‘The Rising of the Moon’ (1957)

Newly available from Warner Archive is a rarely seen John Ford project shot in Ireland. Made directly after The Searchers, the movie was intended by its production company to promote Irish filmmaking. Perhaps it did, although the notes at TCM’s website quote a 1958 Variety report claiming that D.P. Quish of Limerick County Council called it “a vile production and a travesty of the Irish people”. That’s the kind of sensitivity unleashed when there’s no homegrown industry allowing people to trash themselves. While no major accomplishment, it’s a warm, ambiguously cozy “fillum” that wears well in the memory.

The Rising of the Moon is an anthology of three stories enacted by players of the Abbey Theatre Company and taken from Irish authors. This makes their cast of comic stereotypes (everyone is vaguely larcenous, prone to the bottle, or hypocritically upright) at least authentic more than Hollywood burlesque. The only imported Yank is Tyrone Power, who does nothing but stand handsomely in a doorway and introduce the tales with dashes of gentle blarney.

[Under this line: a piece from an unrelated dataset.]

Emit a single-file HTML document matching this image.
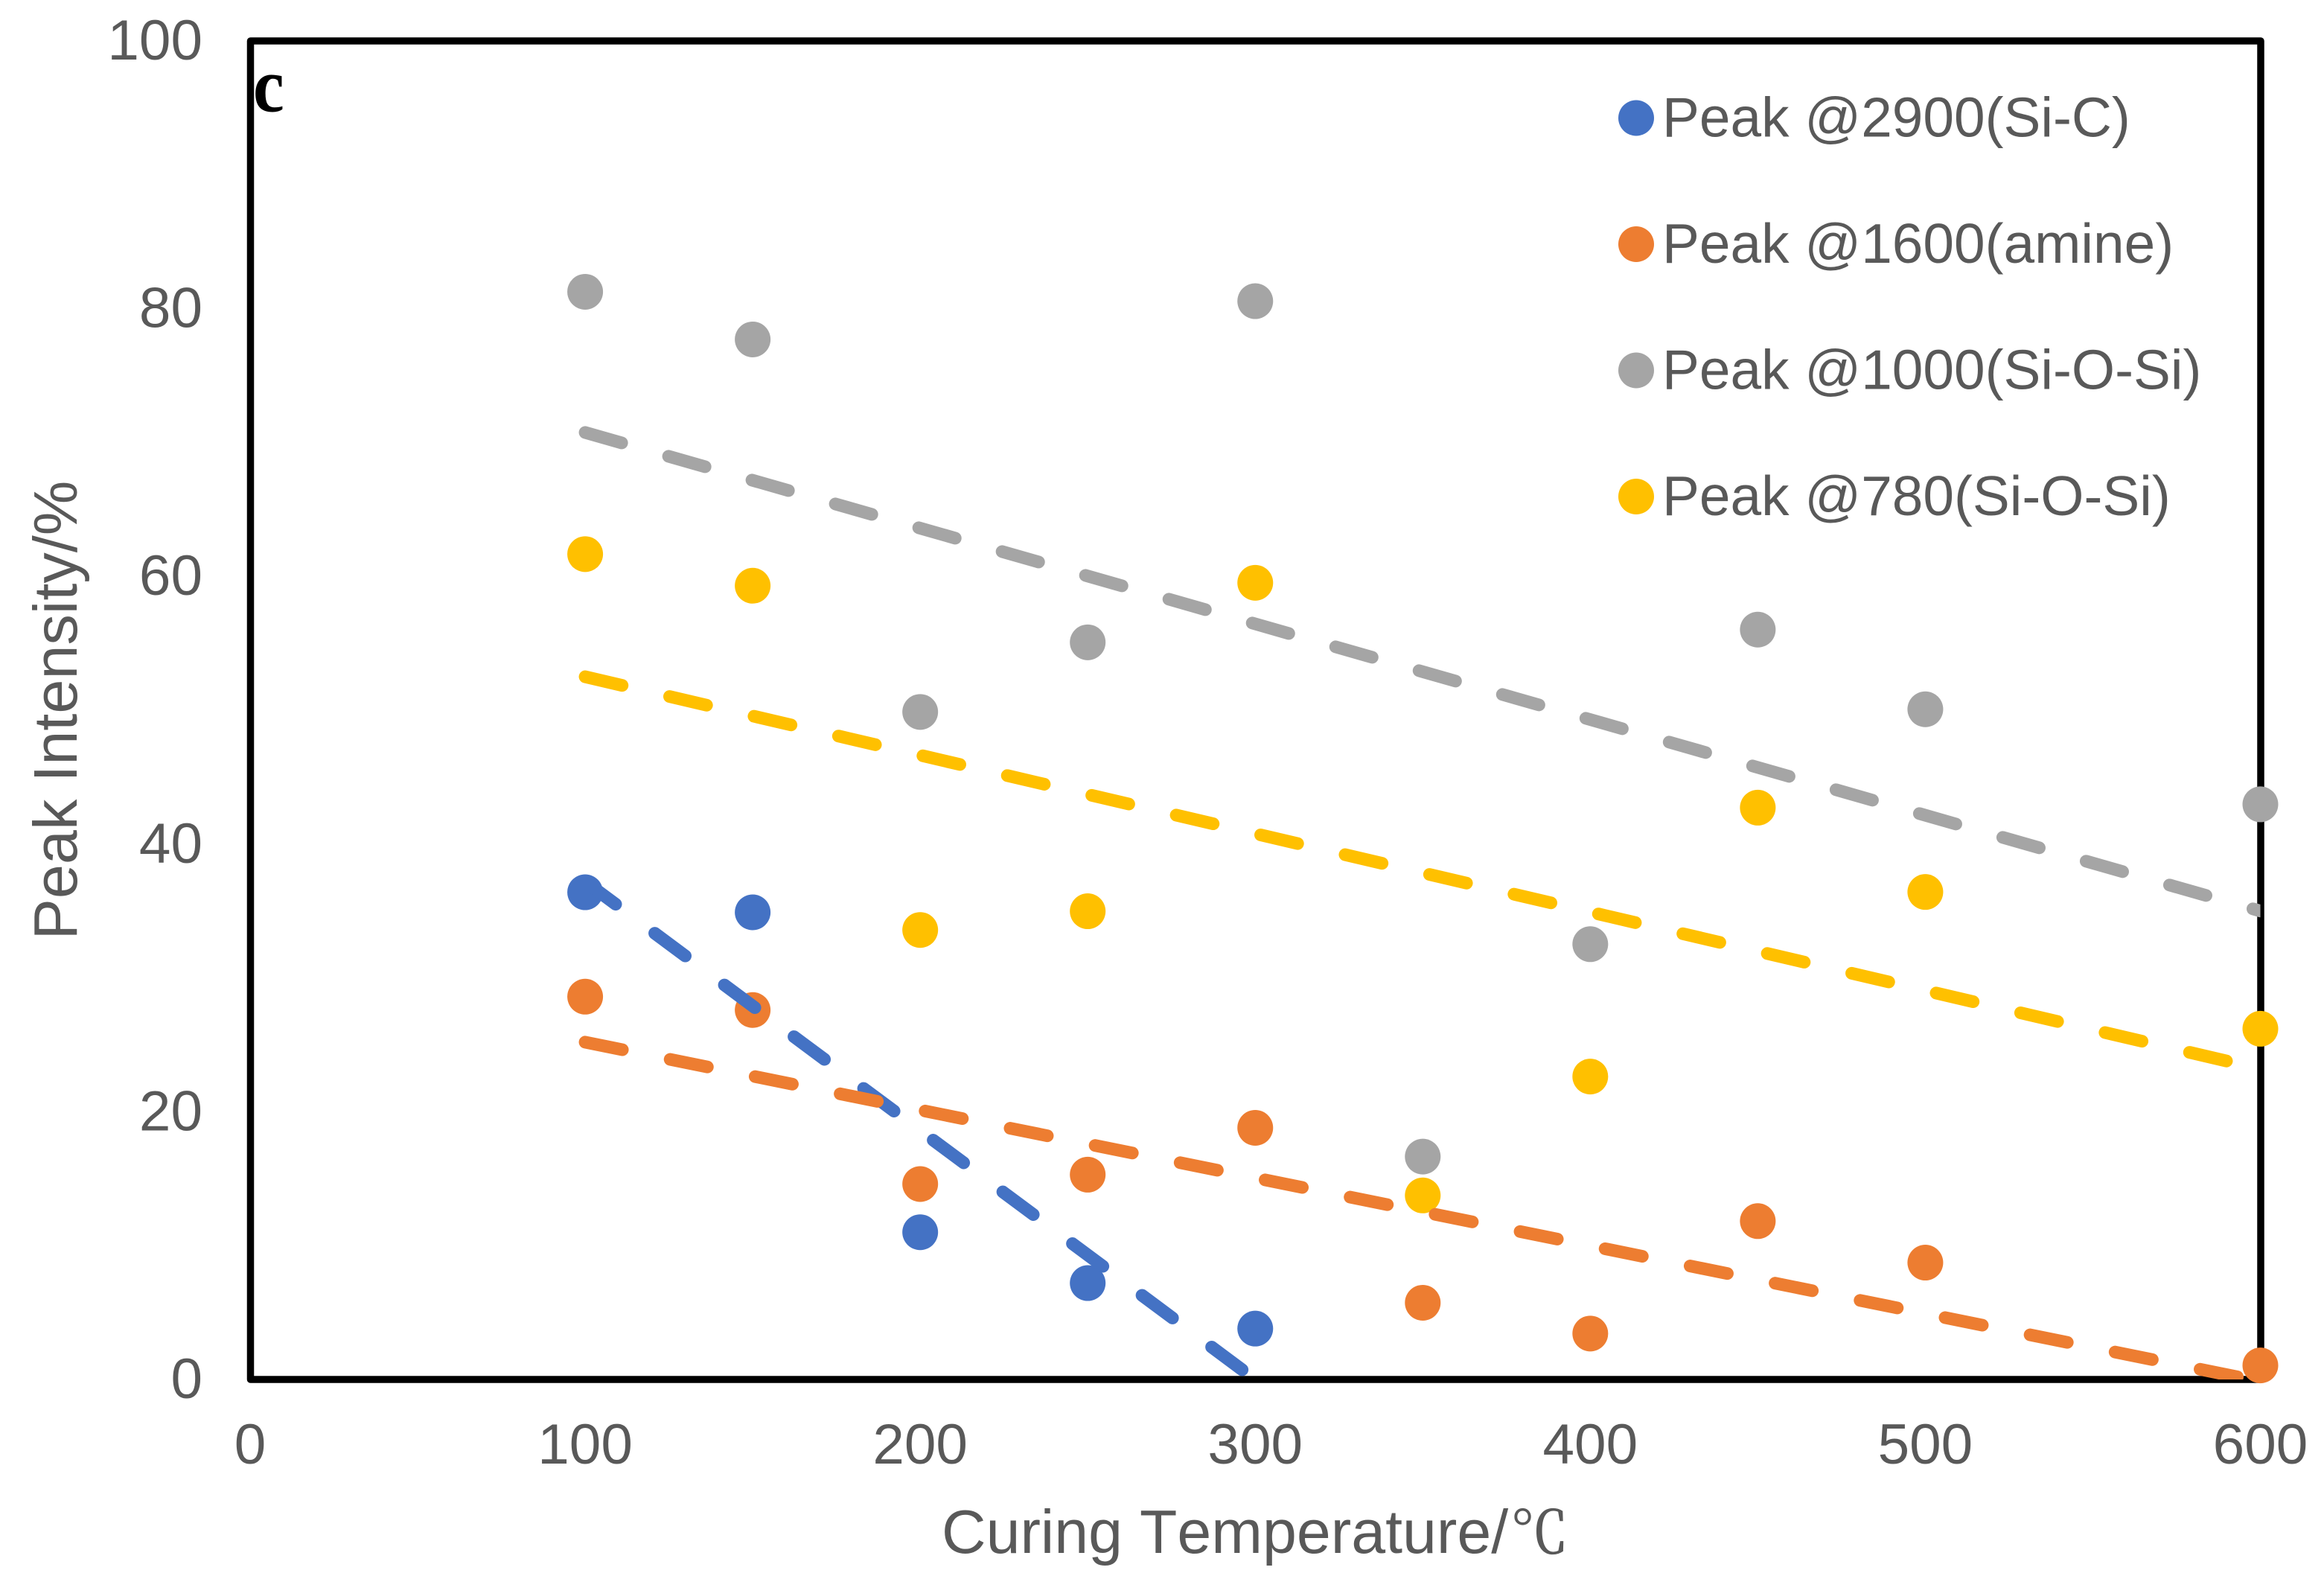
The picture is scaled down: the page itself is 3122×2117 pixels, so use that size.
<!DOCTYPE html>
<html>
<head>
<meta charset="utf-8">
<title>Peak Intensity vs Curing Temperature</title>
<style>
html,body{margin:0;padding:0;background:#fff;width:3122px;height:2117px;overflow:hidden}
svg{display:block}
text{font-family:"Liberation Sans","Noto Sans CJK SC",sans-serif;fill:#595959}
</style>
</head>
<body>
<svg id="chart" xmlns="http://www.w3.org/2000/svg" width="3122" height="2117" viewBox="0 0 3122 2117">
  <defs><clipPath id="plot-clip"><rect x="336" y="55" width="2700.5" height="1798"/></clipPath></defs>
  <rect x="0" y="0" width="3122" height="2117" fill="#ffffff"/>
  <rect x="336.5" y="55" width="2700.5" height="1798" fill="none" stroke="#000000" stroke-width="9.5" stroke-linejoin="round"/>
  <g id="y-ticks"></g>
  <g id="x-ticks"></g>
  <text transform="translate(340,149.5) scale(0.96,1.06)" x="0" y="0" style="font-family:'Liberation Serif',serif;font-weight:bold;font-size:98px;fill:#000">c</text>
  <text transform="translate(103,954) rotate(-90)" text-anchor="middle" font-size="82.8">Peak Intensity/%</text>
  <text x="1265" y="2086" font-size="82.5" style="font-kerning:none">Curing Temperature/<tspan dx="3" style="font-family:'Noto Serif CJK SC',serif;stroke:#595959;stroke-width:1" font-size="78">℃</tspan></text>
  <g id="points"></g>
  <g id="trends" clip-path="url(#plot-clip)"></g>
  <g id="legend"></g>
</svg>
<script>
var xTickLabels = [0, 100, 200, 300, 400, 500, 600];
var yTickLabels = [0, 20, 40, 60, 80, 100];

var temperatures1 = [100, 150, 200, 250, 300];
var temperatures2 = [100, 150, 200, 250, 300, 350, 400, 450, 500, 600];

var peak2900 = [36.4, 34.9, 11.0, 7.2, 3.8];
var peak1600 = [28.6, 27.6, 14.6, 15.3, 18.8, 5.73, 3.43, 11.83, 8.73, 1.05];
var peak1000 = [81.26, 77.7, 49.87, 55.07, 80.56, 16.65, 32.52, 56.02, 50.07, 42.97];
var peak780 = [61.66, 59.3, 33.58, 34.98, 59.52, 13.75, 22.63, 42.72, 36.42, 26.2];

var trend2900X = [100, 300];
var trend2900Y = [37.2, 0];
var trendWideX = [100, 600];
var trend1600Y = [25.2, -0.15];
var trend1000Y = [70.75, 35.0];
var trend780Y = [52.5, 23.2];

var legendLabels = ['Peak @2900(Si-C)', 'Peak @1600(amine)', 'Peak @1000(Si-O-Si)', 'Peak @780(Si-O-Si)'];

var BLUE = '#4472C4', ORANGE = '#ED7D31', GRAY = '#A5A5A5', YELLOW = '#FFC000';
var SVG_NS = 'http://www.w3.org/2000/svg';

function xScale(v) { return 336 + v * (2700.5 / 600); }
function yScale(v) { return 1853 - v * (1798 / 100); }

var yTickGroup = document.getElementById('y-ticks');
yTickLabels.forEach(function (t) {
  var el = document.createElementNS(SVG_NS, 'text');
  
  
  el.setAttribute('x', 272);
  el.setAttribute('y', yScale(t) + 25);
  el.setAttribute('text-anchor', 'end');
  el.setAttribute('font-size', '76.5');
  el.textContent = t;
  yTickGroup.appendChild(el);
});

var xTickGroup = document.getElementById('x-ticks');
xTickLabels.forEach(function (t) {
  var el = document.createElementNS(SVG_NS, 'text');
  
  
  el.setAttribute('x', xScale(t));
  el.setAttribute('y', 1966);
  el.setAttribute('text-anchor', 'middle');
  el.setAttribute('font-size', '76.5');
  el.textContent = t;
  xTickGroup.appendChild(el);
});

function drawPoints(xs, ys, color) {
  var group = document.getElementById('points');
  xs.forEach(function (x, i) {
    var c = document.createElementNS(SVG_NS, 'circle');
    
    
    c.setAttribute('cx', xScale(x));
    c.setAttribute('cy', yScale(ys[i]));
    c.setAttribute('r', 24);
    c.setAttribute('fill', color);
    group.appendChild(c);
  });
}
drawPoints(temperatures1, peak2900, BLUE);
drawPoints(temperatures2, peak1600, ORANGE);
drawPoints(temperatures2, peak1000, GRAY);
drawPoints(temperatures2, peak780, YELLOW);

function drawTrend(xs, ys, color) {
  var group = document.getElementById('trends');
  var line = document.createElementNS(SVG_NS, 'line');
  
  
  line.setAttribute('x1', xScale(xs[0]));
  line.setAttribute('y1', yScale(ys[0]));
  line.setAttribute('x2', xScale(xs[1]));
  line.setAttribute('y2', yScale(ys[1]));
  line.setAttribute('stroke', color);
  line.setAttribute('stroke-width', 17);
  line.setAttribute('stroke-linecap', 'round');
  line.setAttribute('stroke-dasharray', '51 65.5');
  group.appendChild(line);
}
drawTrend(trend2900X, trend2900Y, BLUE);
drawTrend(trendWideX, trend1600Y, ORANGE);
drawTrend(trendWideX, trend1000Y, GRAY);
drawTrend(trendWideX, trend780Y, YELLOW);

var legendGroup = document.getElementById('legend');
var legendColors = [BLUE, ORANGE, GRAY, YELLOW];
legendLabels.forEach(function (label, i) {
  var cy = 158.5 + i * 169.5;
  var m = document.createElementNS(SVG_NS, 'circle');
  
  
  m.setAttribute('cx', 2198);
  m.setAttribute('cy', cy);
  m.setAttribute('r', 24);
  m.setAttribute('fill', legendColors[i]);
  legendGroup.appendChild(m);
  var t = document.createElementNS(SVG_NS, 'text');
  
  
  t.setAttribute('x', 2233);
  t.setAttribute('y', cy + 25);
  t.setAttribute('font-size', '74.8');
  t.textContent = label;
  legendGroup.appendChild(t);
});
</script>
</body>
</html>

Which are, if you please: Frank O’Connor’s ruefully comic “The Majesty of the Law”, in which the police inspector (Cyril Cusack) enacts a circumspect, apologetic show of arrest for assault against a down-at-heels yet fiercely proud local (Noel Purcell), with even the injured party doing his best to prevent it; Martin J. McHugh’s “A Minute’s Wait,” a shaggy-dog anecdote of a train’s prolonged whistle stop with dozens of broadly played characters; and the title 1907 play by Lady Gregory (one of the Abbey’s founders) as updated to the Black and Tan War of 1921, about the genial conspiracy to free an Irish rebel (Donal Donnelly) scheduled to hang, and the song that, as one policeman (Denis O’Dea) notes, makes rebels of us all.

In keeping with Ford films, this movie presents an entire world of characters played by old pro’s (speaking so Oirishly that subtitles would have been nice). These communities of daft complicity present a vision of the world that functions efficiently if sideways to observe certain social and structural forms (i.e. justice, transportation) while subverting them. Miguel Marías’ online review at www.fipresci.org seems oddly distracted by Ford’s use of tilted angles in the third segment but makes nice observations otherwise, especially in describing the second segment as an expansion of the opening anecdote in Ford’s The Quiet Man.. He calls it “the ultimate expression of Ford’s notorious penchant for digression,” while even Power introduces the first segment as “a story about nothing”. Throughout the film, a cultural opposition to England is demonstrated in several ways, from the treatment of the bourgeois English couple on the train to the representatives of law and order; Marías reports the film was forbidden in Northern Ireland.